I think it depends upon your definition of mid-term and whether you have a defined use for this money or if it's just a cushion.
I would also have to ask whether you are maxing out your other accounts to get your full benefits.
If you expect to need this money in the next 3 years, then I think you would be wise to put it into a CD ladder / money market fund combination so that you would hopefully at least cover the inflation rate.
This is something that I grappled with quite a bit over the past few years. I'm sure many of us struggle with the loss aversion bias that makes the contemplation of losing money much stronger than the contemplation of gains on that money. Sometimes you just have to grit your teeth and set yourself a minimum safety cushion - whatever it takes to let yourself sleep at night - and make some moves in the mathematically advantageous direction with the rest.
No matter what the math says, you have to work within your own risk tolerance. As you note, you are already doing well to have this conundrum in the first place. Wrestling with where to put all this extra money is a nice problem to have!
Around tax time this year I decided that I had to do something productive with a large cash account balance that I had been carrying for the past few years. I had been maxing out my 401 and Roth accounts, and I had some taxable funds as well, so I was able to rationalize that having a big chunk of cash was the 'prudent' and perhaps even 'strategic' thing to do. After all, the market was at historic highs. The PE10 was getting really up there. A correction or even a bear had to be just around the corner, no doubt waiting for me to put this money into play before pouncing. Isn't it smarter to wait for that correction and then push my chips in at lower valuations?
That little conversation went on in my head for almost 4 years. 4 years of market gains. 4 years of earning .01% return on $100K. Yeah, I hadn't even put it into any CDs because I wanted it to be liquid in case of a big market correction. Even online savings accounts would have been an improvement. But fear makes us stupid.

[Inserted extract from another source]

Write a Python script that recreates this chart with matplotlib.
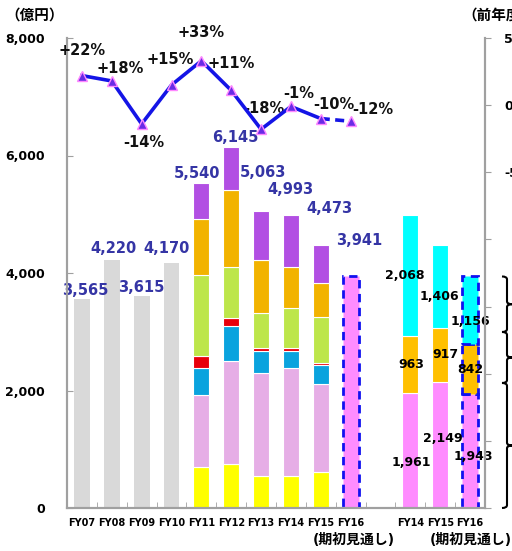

I finally took some steps this spring. I put a few thousand a month for 3 months into VTSAX and VBTLX funds. This was sort of a dollar-cost-average psychology thing. I moved my sleep-at-night minimum of 20K into a MM fund where I got a $200 bonus (capital One 360 account). This put it on par with a 5 year CD (for this first year, anyway) without locking up those funds. I also put 15K toward my mortgage principal.
I realize that this is probably not the statistically optimal way to distribute that money. But it beats the heck out of leaving it in a savings account.